Афины – один из центров мировой цивилизации, колыбель демократии, столица литературы, искусства и философии древнего мира. После завоевания Греции Римом в 146 г. до н. э. они во многом утратили свое былое величие и к I веку превратились в сравнительно небольшой город, живший воспоминаниями. Правда, римляне, желая почтить его славное прошлое, даровали Афинам статус свободного города.
Дожидаясь спутников, которые добирались до Афин самостоятельно, Павел ходил по агоре, торговой площади города. Она была вся уставлена статуями языческих богов, а рядом находился знаменитый храм в честь покровительницы города богини Афины Парфенон, а также храм Гефеста. Это зрелище привело его в негодование. Для Павла, еврея и христианина, языческие идолы были мерзостью, внушавшей отвращение, он не мог воспринимать их как прекрасные произведения искусства, как теперь воспринимаем их мы, ведь нам уже не угрожает опасность стать приверженцами олимпийских богов.
Афины оставались городом, где процветала философия. Самыми популярными философскими школами того времени были эпикурейцы и стоики. Обычно люди видят в эпикурейцах проповедников наслаждения. Это в корне неверно. Они были последователями великого философа Эпикура (341-270 гг. до н. э.), провозглашавшего высшей целью жизни счастье, понимаемое как отсутствие боли (у Эпикура было тяжелое заболевание почек, и он испытывал мучительные страдания) и суеверного страха, в том числе перед богами. По мнению эпикурейцев, боги существуют, но они пребывают далеко от людей и не оказывают никакого воздействия на их жизнь. Стоики – это последователи философской школы Зенона (340-265 гг. до н. э.), учившего жить разумно и добродетельно, освобождаясь от страстей и влечений. Их учение о боге как мировой душе носило черты пантеизма. Как мы видим, кое-что у этих философов имело точки соприкосновения с христианством, но еще больше между ними было различий.
Так как Павел использовал любую возможность для проповеди и говорил об Иисусе и Его воскресении, эти философы, как и все греки, любители полемизировать, стали с ним спорить. Афинским философам показалось, что он учит о каких-то новых богинях.
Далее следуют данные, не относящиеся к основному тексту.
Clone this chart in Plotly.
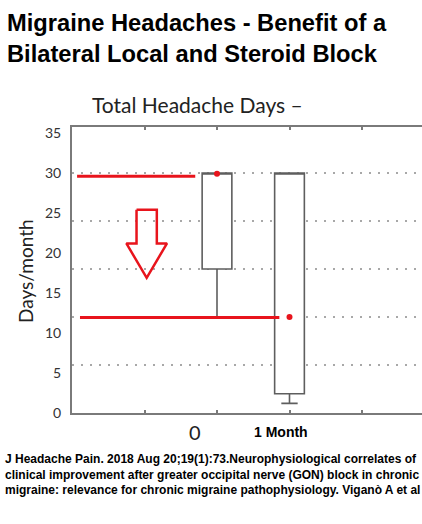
import plotly.graph_objects as go

# ---- data ----
box_x = [2, 3]
box_q1 = [18, 2.4]
box_median = [30, 30]
box_q3 = [30, 30]
box_low = [12, 1.2]
box_high = [30, 30]
box_mean = [29.9, 12]

# hand-drawn red annotation lines (data coords)
red_line_y = [29.6, 11.95]
red_line_x0 = [0.07, 0.11]
red_line_x1 = [1.70, 2.86]

# hand-drawn down arrow outline (data coords)
arrow_x = [0.89, 1.17, 1.17, 1.31, 1.03, 0.75, 0.89, 0.89]
arrow_y = [25.4, 25.4, 21.2, 21.2, 16.9, 21.2, 21.2, 25.4]

y_tick_vals = [0, 5, 10, 15, 20, 25, 30, 35]
grid_step = 6
x_tick_vals = [1, 2, 3, 4]

RED = "#e8141c"
AX = "#7a7a7a"

W, H = 422, 524
L, R, T, B = 72, 0, 127, 111
PW, PH = W - L - R, H - T - B


def px(xp):
    return (xp - L) / PW


def py(yp):
    return (H - B - yp) / PH


fig = go.Figure()

# invisible trace so the base x/y subplot (tick labels, left line) exists
fig.add_trace(go.Scatter(x=[1], y=[1], mode="markers", marker=dict(opacity=0),
                         showlegend=False, hoverinfo="skip"))

for i in range(len(box_x)):
    fig.add_trace(go.Box(
        x=[box_x[i]], q1=[box_q1[i]], median=[box_median[i]], q3=[box_q3[i]],
        lowerfence=[box_low[i]], upperfence=[box_high[i]],
        width=0.41, whiskerwidth=0.55, fillcolor="white",
        line=dict(color="#5e5e5e", width=1.6), boxpoints=False,
        showlegend=False, hoverinfo="skip", yaxis="y2",
    ))

for i in range(len(red_line_y)):
    fig.add_trace(go.Scatter(
        x=[red_line_x0[i], red_line_x1[i]], y=[red_line_y[i], red_line_y[i]],
        mode="lines", line=dict(color=RED, width=3), showlegend=False,
        hoverinfo="skip", yaxis="y2",
    ))

fig.add_trace(go.Scatter(
    x=box_x, y=box_mean, mode="markers",
    marker=dict(color=RED, size=6), showlegend=False, hoverinfo="skip",
    yaxis="y2",
))

fig.add_trace(go.Scatter(
    x=arrow_x, y=arrow_y, mode="lines",
    line=dict(color=RED, width=2.5), showlegend=False, hoverinfo="skip",
    yaxis="y2",
))

yr = [0, 35.75]
fig.update_layout(
    width=W, height=H,
    margin=dict(l=L, r=R, t=T, b=B, pad=0),
    paper_bgcolor="white", plot_bgcolor="white",
    xaxis=dict(
        range=[0, PW / 72.5], tickvals=x_tick_vals, showticklabels=False,
        ticks="inside", ticklen=3, tickcolor=AX, tickwidth=2,
        showline=True, linecolor=AX, linewidth=2, mirror="ticks",
        showgrid=False, zeroline=False,
    ),
    yaxis=dict(
        range=yr, tickvals=y_tick_vals, ticks="", showgrid=False,
        showline=True, linecolor=AX, linewidth=2, zeroline=False,
        tickfont=dict(family="Lato", size=14, color="#333"),
        ticklabelstandoff=6,
    ),
    yaxis2=dict(
        range=yr, overlaying="y", dtick=grid_step, tick0=0,
        showticklabels=False, ticks="", showline=False, zeroline=False,
        showgrid=True, gridcolor="#a8a8a8", gridwidth=1.5,
        griddash="2px,7px",
    ),
)

ann = []
ann.append(dict(
    text="<b>Migraine Headaches - Benefit of a<br>Bilateral Local and Steroid Block</b>",
    xref="paper", yref="paper", x=px(5), y=py(8), xanchor="left", yanchor="top",
    align="left", showarrow=False,
    font=dict(family="Liberation Sans", size=23.7, color="black"),
))
ann.append(dict(
    text="Total Headache Days –", xref="paper", yref="paper",
    x=px(90), y=py(104), xanchor="left", yanchor="middle", showarrow=False,
    font=dict(family="Lato", size=21, color="#222"),
))
ann.append(dict(
    text="Days/month", xref="paper", yref="paper", textangle=-90,
    x=px(25), y=py(271), xanchor="center", yanchor="middle", showarrow=False,
    font=dict(family="Lato", size=19, color="#222"),
))
ann.append(dict(
    text="0", xref="paper", yref="paper",
    x=px(195), y=py(432), xanchor="center", yanchor="middle", showarrow=False,
    font=dict(family="Lato", size=20, color="#222"),
))
ann.append(dict(
    text="<b>1 Month</b>", xref="paper", yref="paper",
    x=px(281), y=py(432), xanchor="center", yanchor="middle", showarrow=False,
    font=dict(family="Liberation Sans", size=14, color="black"),
))
ann.append(dict(
    text=("<b>J Headache Pain. 2018 Aug 20;19(1):73.Neurophysiological correlates of<br>"
          "clinical improvement after greater occipital nerve (GON) block in chronic<br>"
          "migraine: relevance for chronic migraine pathophysiology. Viganò A et al</b>"),
    xref="paper", yref="paper", x=px(3), y=py(450), xanchor="left", yanchor="top",
    align="left", showarrow=False,
    font=dict(family="Liberation Sans", size=12, color="black"),
))
fig.update_layout(annotations=ann)

fig.write_html("out.html", config={"displayModeBar": False},
               post_script="document.body.style.margin='0';")
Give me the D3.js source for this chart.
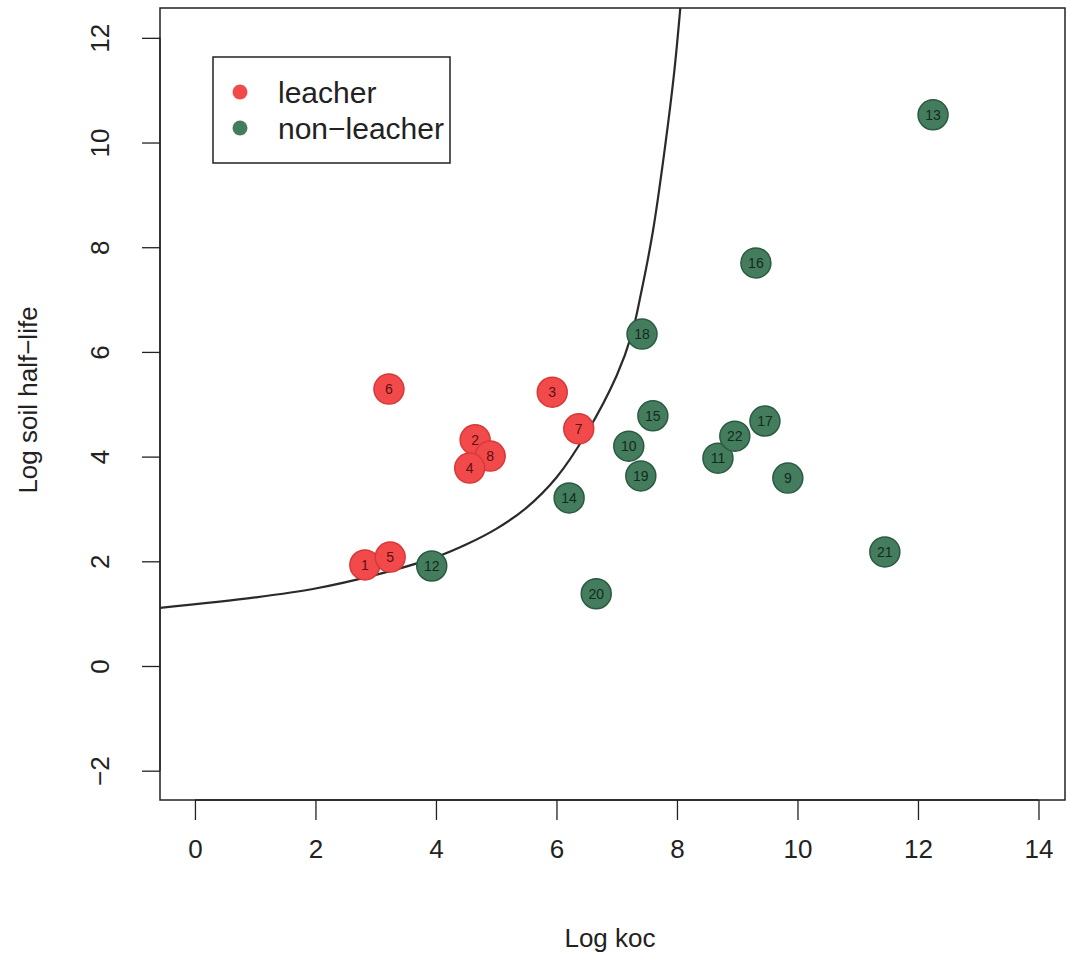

По-гречески воскресение звучит как «ана́стасис», это слово женского рода, оно могло восприниматься как женское имя Анастасия. Имя Иисус тоже звучало непривычно для их слуха и могло ассоциироваться с греческим словом женского рода «и́асис», что значит исцеление. Таким образом, слушатели Павла могли подумать, что он проповедует веру в неких двух богинь: Иасис и Анастасис. В этом нет ничего удивительного, потому что в I веке в Греции и Риме были очень широко распространены культы восточных божеств и особенно богинь, таких как Исида, Кибела и Великая Мать. Все эти иноземные имена звучат так странно! Тем более что греки отвергали саму идею телесного воскресения. К тому времени почти все они верили в существование бессмертной души, которая лишь после смерти тела наконец обретает свободу. Телесное же воскресение, в которое верили евреи и христиане, казалось грекам чересчур грубым и понималось ими как оживление трупов. Павел в их глазах был «пустослов», человек, не получивший серьезного философского образования и лишь нахватавшийся верхов.
Проповедь Павла привлекла к себе внимание членов Ареопага. Так первоначально назывался в честь бога войны Ареса холм неподалеку от агоры, а затем и суд, проводивший там свои заседания и ведавший вопросами образования, религии и нравственности. Павел был приведен туда не для суда, а для того, чтобы ареопагиты, то есть судьи Ареопага, могли составить мнение о его учении.
Павел начал рассказ с того, что он увидел в Афинах алтарь, посвященный неизвестному богу. Так как язычники верили в существование множества богов, то они, боясь навлечь на себя гнев какого-либо бога, которого они не знали, посвящали жертвенники «неведомым богам». Есть предание, что в VI в. до н. э. после совершения жертвы неведомому богу в Афинах прекратилась эпидемия моровой язвы. Павел обыграл эти слова и сообщил, что он является вестником такого Бога, но его Бог – не один из множества других божеств, а единственный Творец и Судья всего сущего. Его слушали с интересом, но до тех пор, пока он не заговорил о Воскресении и о Суде. «Мы тебя послушаем как-нибудь в другой раз», – таков был их ответ. Насмешливая реакция афинян объясняется тем, что они понимали тело человека как темницу, в которую заточена частица божественности, бессмертная душа, дожидающаяся освобождения после смерти тела. Павел, попытавшийся применить в своей проповеди философские понятия, близкие греческим философам, потерпел неудачу. Этим, возможно, объясняется его отказ пользоваться таким языком в дальнейшем. В Коринфе он скажет: «Я решил для себя, что я, будучи у вас, ничего не знаю, кроме Иисуса Христа – распятого на кресте Иисуса Христа» (1 Кор 2.2).